■ **STATED TASK**:
Copy exactly the lines that run from the top of the listing to the line containing "(0,0) rectangle (1004,547);", both ends included, and omit the pictures.

■ **DATA LINES**:
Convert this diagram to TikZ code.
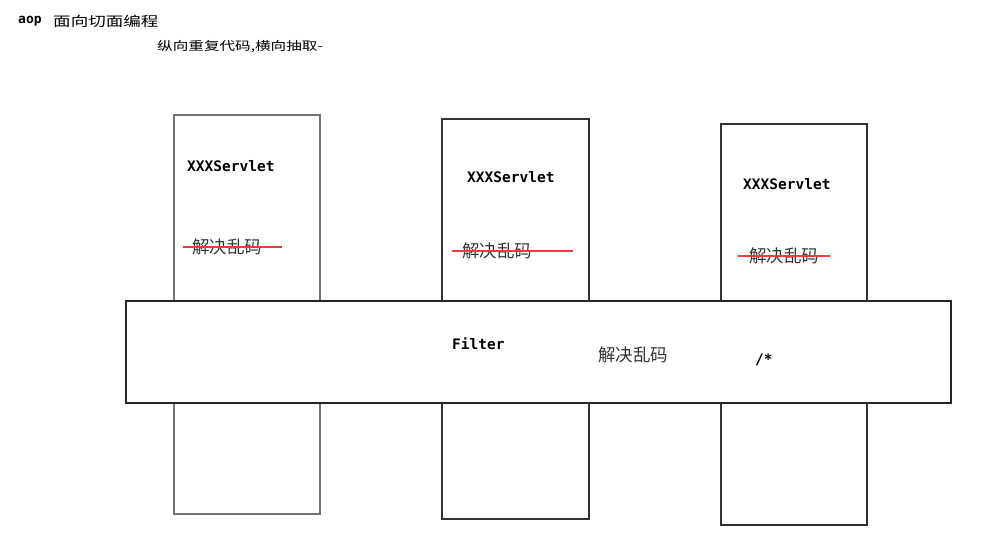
\documentclass[tikz,border=0pt]{standalone}
\usepackage{fontspec}
\newfontfamily\cjk{Noto Sans CJK SC}
\newfontfamily\cjkwide[FakeStretch=1.3]{Noto Sans CJK SC}
\newfontfamily\monofont{DejaVu Sans Mono}
\definecolor{strikered}{RGB}{235,60,60}
\begin{document}
\begin{tikzpicture}[x=1pt,y=-1pt,
  servlet/.style={draw=black!80, line width=1.3pt, fill=white, anchor=north west, inner sep=0pt, outer sep=0pt},
  filterbar/.style={draw=black!85, line width=1.3pt, fill=white, anchor=north west, inner sep=0pt, outer sep=0pt},
  code/.style={font=\monofont\bfseries\fontsize{14.5}{16}\selectfont, anchor=west, inner sep=0pt},
  zh/.style={font=\cjk\fontsize{17.5}{20}\selectfont, text=black!80, anchor=west, inner sep=0pt},
  strike/.style={draw=strikered, line width=1.4pt}]
\useasboundingbox (0,0) rectangle (1004,547);

% title lines
\node[font=\monofont\bfseries\fontsize{13}{15}\selectfont, anchor=west, inner sep=0pt] (aop) at (18,21) {aop};
\node[font=\cjkwide\fontsize{13.5}{16}\selectfont, anchor=west, inner sep=0pt] (title) at (53,21) {面向切面编程};
\node[font=\cjkwide\fontsize{12}{15}\selectfont, anchor=west, inner sep=0pt] (sub) at (157,47) {纵向重复代码,横向抽取-};

% three servlet columns
\node[servlet, draw=black!55, minimum width=146pt, minimum height=399pt] (s1) at (174,115) {};
\node[servlet, minimum width=147pt, minimum height=400pt] (s2) at (442,119) {};
\node[servlet, minimum width=146pt, minimum height=401pt] (s3) at (721,124) {};

% filter bar laid across the columns
\node[filterbar, minimum width=825pt, minimum height=102pt] (f) at (126,301) {};

% servlet contents
\node[code] (t1) at (187,166) {XXXServlet};
\node[code] (t2) at (467,177) {XXXServlet};
\node[code] (t3) at (743,184) {XXXServlet};

\node[zh] (z1) at (192,247) {解决乱码};
\node[zh] (z2) at (462,251) {解决乱码};
\node[zh] (z3) at (749,256) {解决乱码};

\draw[strike] ([xshift=-9pt]z1.west) -- ([xshift=20pt]z1.east);
\draw[strike] ([xshift=-10pt]z2.west) -- ([xshift=41pt]z2.east);
\draw[strike] ([xshift=-11pt]z3.west) -- ([xshift=11pt]z3.east);

% filter contents
\node[code] (ft) at (452,344) {Filter};
\node[zh] (fz) at (598,355) {解决乱码};
\node[code] (fs) at (755,360) {/*};
\end{tikzpicture}
\end{document}
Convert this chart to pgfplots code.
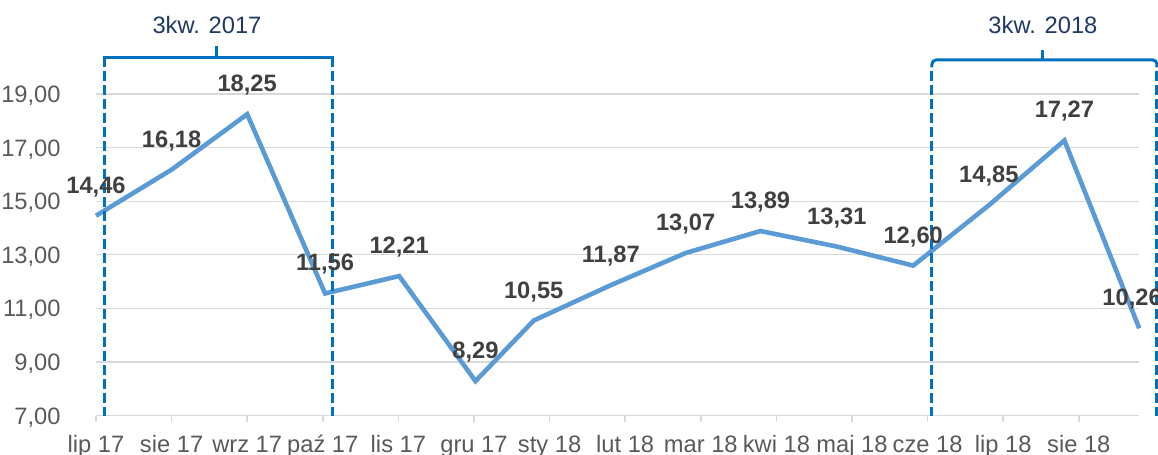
\documentclass[border=0pt]{standalone}
\usepackage{pgfplots}
\pgfplotsset{compat=1.18}
\usepackage{fontspec}
\setmainfont{Liberation Sans}
\definecolor{linec}{HTML}{5B9BD5}
\definecolor{gridc}{HTML}{D9D9D9}
\definecolor{tickc}{HTML}{595959}
\definecolor{labc}{HTML}{404040}
\definecolor{brkc}{HTML}{0070C0}
\definecolor{navy}{HTML}{203864}
\newcommand{\fs}{\fontsize{11.85}{14}\selectfont}
\begin{document}
\begin{tikzpicture}
\begin{axis}[
  x=37.8pt, y=13.4pt,
  xmin=0, xmax=13.8, ymin=7, ymax=20,
  clip=false,
  separate axis lines,
  axis x line*=bottom, axis y line*=left,
  y axis line style={draw=none},
  x axis line style={draw=gridc, line width=0.75pt},
  xtick={0,...,13},
  xticklabels={lip 17, sie 17, wrz 17, paź 17, lis 17, gru 17, sty 18, lut 18, mar 18, kwi 18, maj 18, cze 18, lip 18, sie 18},
  ytick={7,9,...,19},
  ymajorgrids,
  grid style={draw=gridc, line width=0.6pt},
  tick align=outside,
  major tick length=3pt,
  xtick style={draw=gridc, line width=0.75pt},
  ytick style={draw=none},
  /pgf/number format/assume math mode=true,
  yticklabel={\pgfmathprintnumber[fixed, precision=2, zerofill, use comma]{\tick}},
  tick label style={font=\fs, text=tickc},
  yticklabel style={anchor=base east, inner sep=0pt, xshift=-14.5pt, yshift=-4.25pt},
  xticklabel style={anchor=base, inner sep=0pt, yshift=-15.3pt},
  nodes near coords={\pgfmathprintnumber[fixed, precision=2, zerofill, use comma]{\pgfplotspointmeta}},
  nodes near coords align={anchor=base},
  every node near coord/.append style={font=\fs\bfseries, text=labc, yshift=11.25pt, inner sep=0pt},
]
\addplot[color=linec, line width=2.3pt, mark=none,
  coordinate style/.condition={x>13.5}{xshift=-3.6pt}] coordinates {
(0,14.46) (1,16.18) (2,18.25) (3.03,11.56) (4.01,12.21) (5.02,8.29) (5.79,10.55) (6.81,11.87) (7.8,13.07) (8.79,13.89) (9.8,13.31) (10.81,12.60) (11.81,14.85) (12.81,17.27) (13.8,10.26)
};
% left bracket
\draw[brkc, line width=1.5pt] (axis cs:0.106,20.0) -- (axis cs:0.106,20.347) -- (axis cs:3.122,20.347) -- (axis cs:3.122,20.0);
\draw[brkc, line width=1.5pt] (axis cs:1.60,20.347) -- (axis cs:1.60,20.795);
\draw[brkc, line width=1.5pt, dash pattern=on 5pt off 2pt, dash phase=5pt] (axis cs:0.106,20.0) -- (axis cs:0.106,7);
\draw[brkc, line width=1.5pt, dash pattern=on 5pt off 2pt, dash phase=5pt] (axis cs:3.122,20.0) -- (axis cs:3.122,7);
\node[text=navy, font=\fs, inner sep=0pt] at (axis cs:1.468,21.578) {3kw. 2017};
% right bracket
\draw[brkc, line width=1.5pt, rounded corners=2pt] (axis cs:11.058,20.0) -- (axis cs:11.058,20.272) -- (axis cs:14.034,20.272) -- (axis cs:14.034,20.0);
\draw[brkc, line width=1.5pt] (axis cs:12.526,20.272) -- (axis cs:12.526,20.646);
\draw[brkc, line width=1.5pt, dash pattern=on 5pt off 2pt, dash phase=5pt] (axis cs:11.058,20.0) -- (axis cs:11.058,7);
\draw[brkc, line width=1.5pt, dash pattern=on 5pt off 2pt, dash phase=5pt] (axis cs:14.034,20.0) -- (axis cs:14.034,7);
\node[text=navy, font=\fs, inner sep=0pt] at (axis cs:12.526,21.578) {3kw. 2018};
\coordinate (bl) at (axis cs:-1.270,5.534);
\coordinate (tr) at (axis cs:14.048,22.511);
\end{axis}
\pgfresetboundingbox
\path (bl) rectangle (tr);
\end{tikzpicture}
\end{document}
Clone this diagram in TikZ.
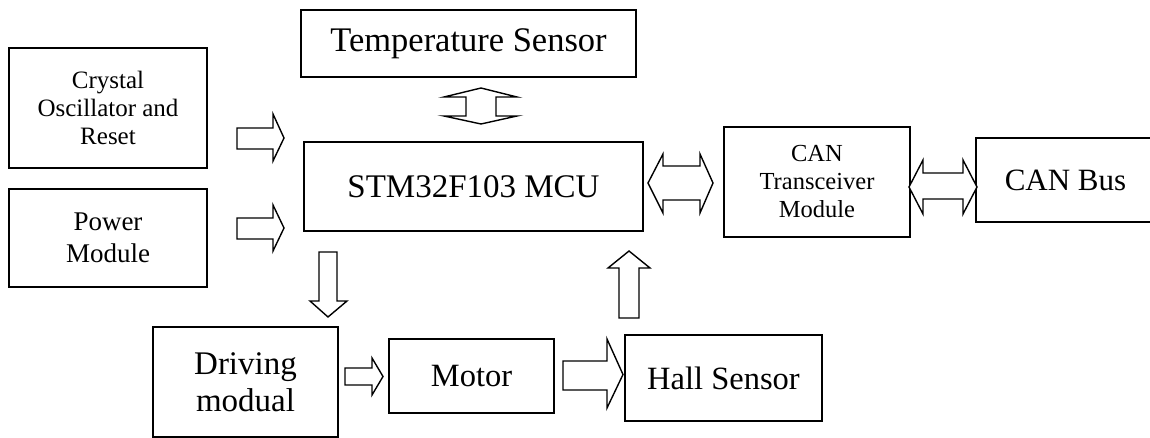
\documentclass[tikz,border=0pt]{standalone}
\usepackage{fontspec}
\setmainfont{Liberation Serif}
\begin{document}
\begin{tikzpicture}[x=1pt,y=-1pt,
  box/.style={draw=black, line width=1.4pt, inner sep=0pt, align=center, fill=white},
  barrow/.style={draw=black, line width=1.4pt, fill=white, line join=miter}]
\useasboundingbox (0,0) rectangle (1150,438);
\fill[white] (0,0) rectangle (1150,438);

% boxes
\node[box, minimum width=198, minimum height=120, font={\fontsize{25}{28}\selectfont}] (cryst) at (108,108)
  {Crystal\\Oscillator and\\Reset};
\node[box, minimum width=198, minimum height=98, font={\fontsize{27}{32}\selectfont}] (power) at (108,238)
  {Power\\Module};
\node[box, minimum width=335, minimum height=67, font={\fontsize{34.5}{38}\selectfont}] (temp) at (468.5,43.5)
  {Temperature Sensor};
\node[box, minimum width=339, minimum height=89, font={\fontsize{33}{37}\selectfont}] (mcu) at (473.5,186.5)
  {STM32F103 MCU};
\node[box, minimum width=186, minimum height=110, font={\fontsize{24.5}{28}\selectfont}] (can) at (817,182)
  {CAN\\Transceiver\\Module};
\node[box, minimum width=179, minimum height=84, font={\fontsize{31}{35}\selectfont}] (bus) at (1065.5,180)
  {CAN Bus};
\node[box, minimum width=185, minimum height=110, font={\fontsize{33}{37}\selectfont}] (drive) at (245.5,382)
  {Driving\\modual};
\node[box, minimum width=165, minimum height=74, font={\fontsize{32.5}{36}\selectfont}] (motor) at (471.5,376)
  {Motor};
\node[box, minimum width=197, minimum height=86, font={\fontsize{32.5}{36}\selectfont}] (hall) at (723.5,378)
  {Hall Sensor};

% block arrows
% crystal -> mcu
\draw[barrow] (237,128) -- (273,128) -- (273,114) -- (284,138) -- (273,161) -- (273,149) -- (237,149) -- cycle;
% power -> mcu
\draw[barrow] (237,218) -- (273,218) -- (273,205) -- (284,228) -- (273,251) -- (273,239) -- (237,239) -- cycle;
% temp <-> mcu
\draw[barrow] (481,88) -- (517,97) -- (496,97) -- (496,116) -- (517,116) -- (481,124) -- (444,116) -- (466,116) -- (466,97) -- (444,97) -- cycle;
% mcu <-> can
\draw[barrow] (648,183) -- (663,154) -- (663,166) -- (700,166) -- (700,154) -- (713,183) -- (700,213) -- (700,200) -- (663,200) -- (663,213) -- cycle;
% can <-> bus
\draw[barrow] (909,187) -- (923,160) -- (923,173) -- (963,173) -- (963,160) -- (977,187) -- (963,214) -- (963,199) -- (923,199) -- (923,214) -- cycle;
% mcu -> drive
\draw[barrow] (319,252) -- (337,252) -- (337,301) -- (347,301) -- (328,317) -- (310,301) -- (319,301) -- cycle;
% hall -> mcu
\draw[barrow] (619,318) -- (619,268) -- (608,268) -- (629,251) -- (650,268) -- (639,268) -- (639,318) -- cycle;
% drive -> motor
\draw[barrow] (345,368) -- (372,368) -- (372,358) -- (383,376.5) -- (372,395) -- (372,385) -- (345,385) -- cycle;
% motor -> hall
\draw[barrow] (563,361) -- (607,361) -- (607,339) -- (623,374.5) -- (607,408) -- (607,390) -- (563,390) -- cycle;
\end{tikzpicture}
\end{document}
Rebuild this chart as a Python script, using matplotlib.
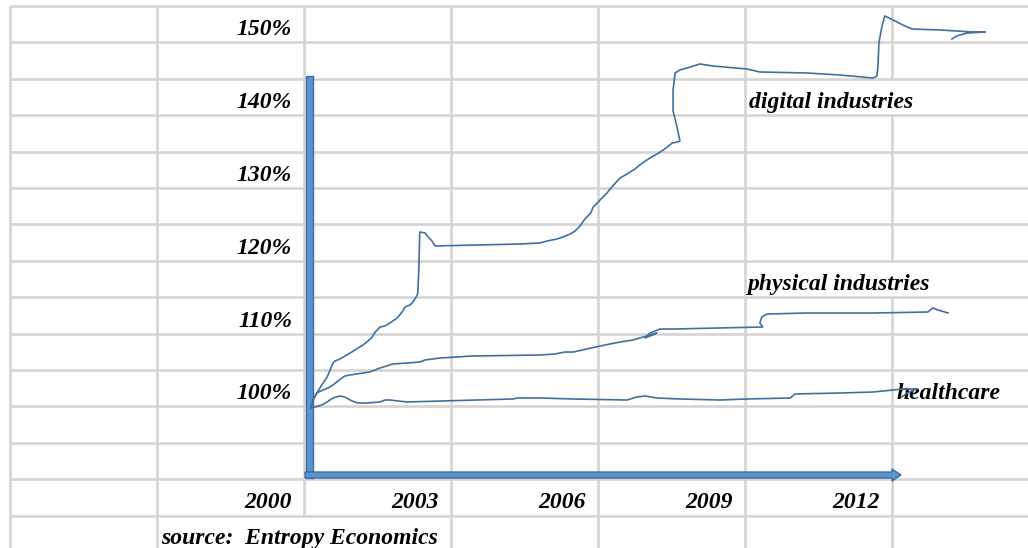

■ **EXERCISE ANSWER**:
Convert this diagram to TikZ code.
\documentclass[tikz,border=0pt]{standalone}
\usepackage{fontspec}
\newfontfamily\cjk{Noto Sans CJK SC}
\newfontfamily\cjkwide[FakeStretch=1.3]{Noto Sans CJK SC}
\newfontfamily\monofont{DejaVu Sans Mono}
\definecolor{strikered}{RGB}{235,60,60}
\begin{document}
\begin{tikzpicture}[x=1pt,y=-1pt,
  servlet/.style={draw=black!80, line width=1.3pt, fill=white, anchor=north west, inner sep=0pt, outer sep=0pt},
  filterbar/.style={draw=black!85, line width=1.3pt, fill=white, anchor=north west, inner sep=0pt, outer sep=0pt},
  code/.style={font=\monofont\bfseries\fontsize{14.5}{16}\selectfont, anchor=west, inner sep=0pt},
  zh/.style={font=\cjk\fontsize{17.5}{20}\selectfont, text=black!80, anchor=west, inner sep=0pt},
  strike/.style={draw=strikered, line width=1.4pt}]
\useasboundingbox (0,0) rectangle (1004,547);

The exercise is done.